Task :: How many lines of the records hold the string "this"? Reply with the number alone.
┌─ Dataset content
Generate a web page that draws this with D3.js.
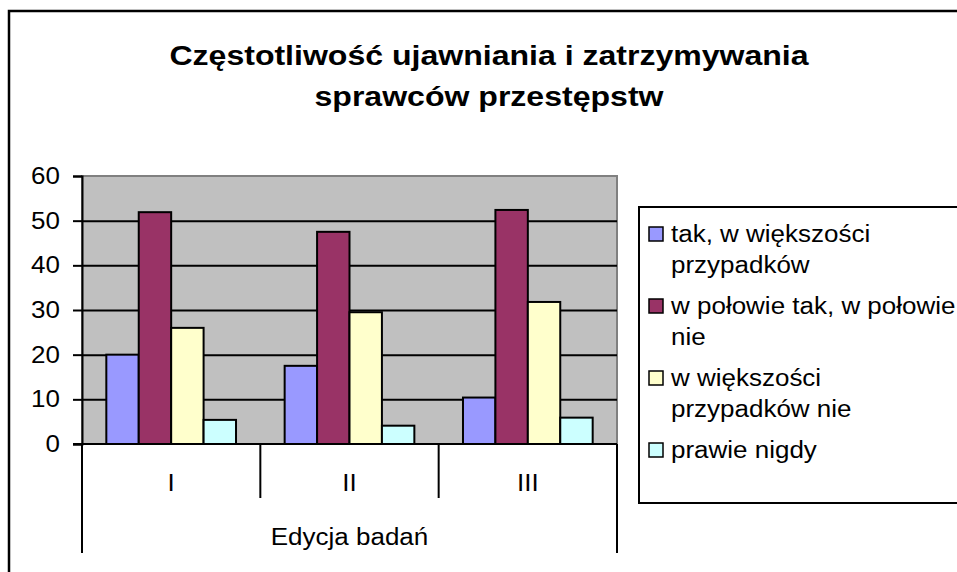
<!DOCTYPE html>
<html lang="pl">
<head>
<meta charset="utf-8">
<title>Częstotliwość ujawniania i zatrzymywania sprawców przestępstw</title>
<script src="https://d3js.org/d3.v7.min.js"></script>
<style>
  html, body { margin: 0; padding: 0; background: #fff; }
  svg { display: block; font-family: "Liberation Sans", Arial, sans-serif; }
</style>
</head>
<body>
<div id="chart"></div>
<script>
// data
var categories = ["I", "II", "III"];
var seriesNames = ["tak, w większości przypadków", "w połowie tak, w połowie nie",
                   "w większości przypadków nie", "prawie nigdy"];
var legendLines = [["tak, w większości", "przypadków"], ["w połowie tak, w połowie", "nie"],
                   ["w większości", "przypadków nie"], ["prawie nigdy"]];
var takValues = [20, 17.5, 10.4];
var polowaValues = [51.9, 47.5, 52.4];
var nieValues = [26, 29.5, 31.8];
var nigdyValues = [5.4, 4.1, 5.9];
var yTicks = [0, 10, 20, 30, 40, 50, 60];
var axisTitle = "Edycja badań";
var titleLines = ["Częstotliwość ujawniania i zatrzymywania", "sprawców przestępstw"];

var colors = ["#9999FF", "#993366", "#FFFFCC", "#CCFFFF"];
var allValues = [takValues, polowaValues, nieValues, nigdyValues];

var W = 957, H = 572;
var plot = {left: 82, right: 617, top: 176, bottom: 444};
var fs = 23, sx = 1.13;          // text in the picture is a bit wider than plain Arial
var titleFs = 28, titleSx = 1.145;

var svg = d3.select("#chart").append("svg")
  .attr("width", W).attr("height", H);

// helper: horizontally stretched text
function stext(parent, x, y, str, anchor, size, weight, s) {
  var g = parent.append("g").attr("transform", "translate(" + x + "," + y + ") scale(" + s + ",1)");
  g.append("text")
    .attr("text-anchor", anchor)
    .attr("dy", "0.35em")
    .style("font-size", size + "px")
    .style("font-weight", weight || "normal")
    .attr("fill", "#000")
    .text(str);
  return g;
}

// outer frame (only top and left are in view)
svg.append("path")
  .attr("d", "M9," + H + " V11 H" + W)
  .attr("fill", "none").attr("stroke", "#000").attr("stroke-width", 2.5);

// title
stext(svg, 489, 55, titleLines[0], "middle", titleFs, "bold", titleSx);
stext(svg, 489, 96, titleLines[1], "middle", titleFs, "bold", titleSx);

// scales
var x0 = d3.scaleBand().domain(categories).range([plot.left, plot.right]);
var gap = x0.bandwidth() * 1.5 / 5.5;
var x1 = d3.scaleBand().domain(d3.range(seriesNames.length))
  .range([gap / 2, x0.bandwidth() - gap / 2]);
var y = d3.scaleLinear().domain([0, 60]).range([plot.bottom, plot.top]);

// plot background
svg.append("rect")
  .attr("x", plot.left).attr("y", plot.top)
  .attr("width", plot.right - plot.left).attr("height", plot.bottom - plot.top)
  .attr("fill", "#C0C0C0").attr("stroke", "#808080").attr("stroke-width", 2);

// gridlines
svg.append("g")
  .attr("transform", "translate(" + plot.left + ",0)")
  .call(d3.axisLeft(y).tickValues(yTicks.slice(1, -1)).tickSize(-(plot.right - plot.left)).tickFormat(""))
  .call(function(g) {
    g.select(".domain").remove();
    g.selectAll("line").attr("stroke", "#000").attr("stroke-width", 2);
  });

// bars
var groups = svg.append("g").selectAll("g")
  .data(categories)
  .join("g")
  .attr("transform", function(d) { return "translate(" + x0(d) + ",0)"; });

groups.selectAll("rect")
  .data(function(d, i) { return allValues.map(function(vals, s) { return {s: s, v: vals[i]}; }); })
  .join("rect")
  .attr("x", function(d) { return x1(d.s); })
  .attr("y", function(d) { return y(d.v); })
  .attr("width", x1.bandwidth())
  .attr("height", function(d) { return y(0) - y(d.v); })
  .attr("fill", function(d) { return colors[d.s]; })
  .attr("stroke", "#000").attr("stroke-width", 2);

// y axis
var yAxis = svg.append("g")
  .attr("transform", "translate(" + plot.left + ",0)")
  .call(d3.axisLeft(y).tickValues(yTicks).tickSize(9).tickPadding(13));
yAxis.select(".domain").attr("stroke", "#000").attr("stroke-width", 2);
yAxis.selectAll("line").attr("stroke", "#000").attr("stroke-width", 2);
yAxis.selectAll("text")
  .style("font-size", fs + "px").attr("fill", "#000")
  .attr("x", -22 / sx)
  .attr("transform", "scale(" + sx + ",1)");

// x axis line and category separators
var xa = svg.append("g");
xa.append("line")
  .attr("x1", plot.left - 9).attr("x2", plot.right)
  .attr("y1", y(0)).attr("y2", y(0))
  .attr("stroke", "#000").attr("stroke-width", 2);
var edges = categories.map(function(c) { return x0(c); }).concat([plot.right]);
xa.selectAll("line.sep")
  .data(edges)
  .join("line")
  .attr("class", "sep")
  .attr("x1", function(d) { return d; }).attr("x2", function(d) { return d; })
  .attr("y1", y(0))
  .attr("y2", function(d, i) { return (i === 0 || i === edges.length - 1) ? 553 : 498; })
  .attr("stroke", "#000").attr("stroke-width", 2);
categories.forEach(function(c) {
  stext(xa, x0(c) + x0.bandwidth() / 2, 483, c, "middle", fs, "normal", sx);
});
stext(xa, (plot.left + plot.right) / 2, 537, axisTitle, "middle", fs, "normal", sx);

// legend
var lg = svg.append("g");
lg.append("rect")
  .attr("x", 639).attr("y", 207).attr("width", 340).attr("height", 296)
  .attr("fill", "#fff").attr("stroke", "#000").attr("stroke-width", 2);
legendLines.forEach(function(lines, i) {
  var cy = 234 + i * 72;
  lg.append("rect")
    .attr("x", 649).attr("y", cy - 7).attr("width", 14).attr("height", 14)
    .attr("fill", colors[i]).attr("stroke", "#000").attr("stroke-width", 1.5);
  lines.forEach(function(t, j) {
    stext(lg, 671, cy + j * 31, t, "start", fs, "normal", sx);
  });
});
</script>
</body>
</html>
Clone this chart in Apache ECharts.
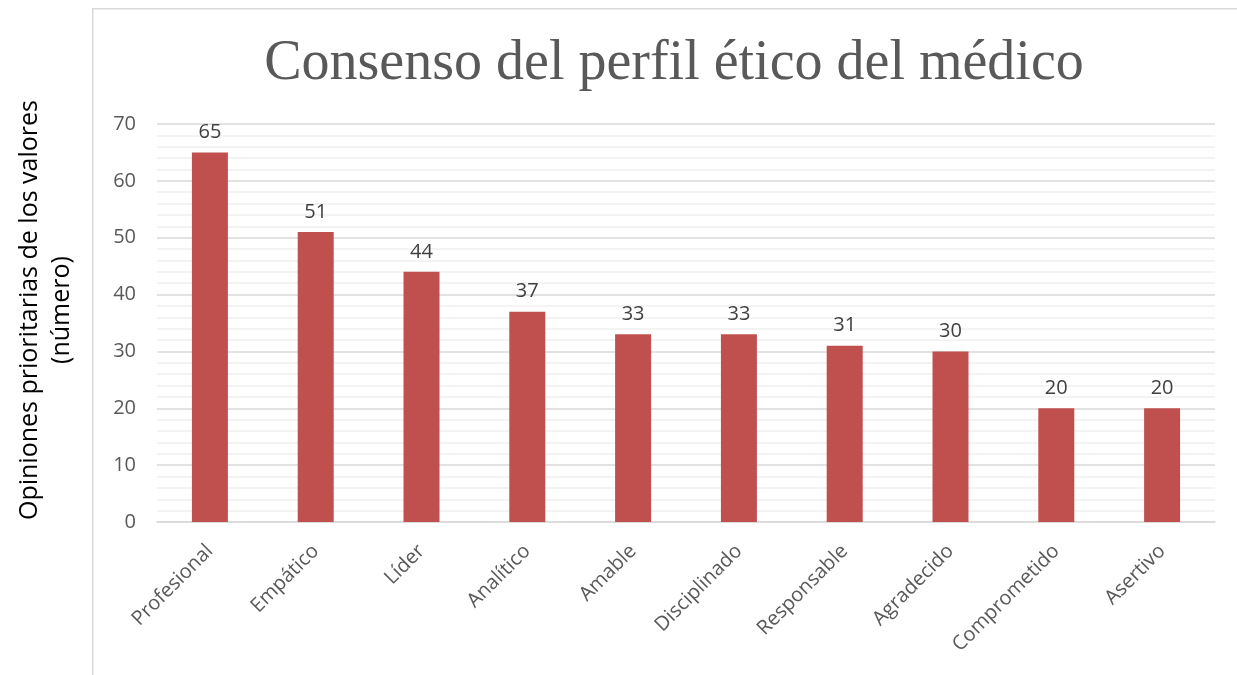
└─
Completed exercise :: 2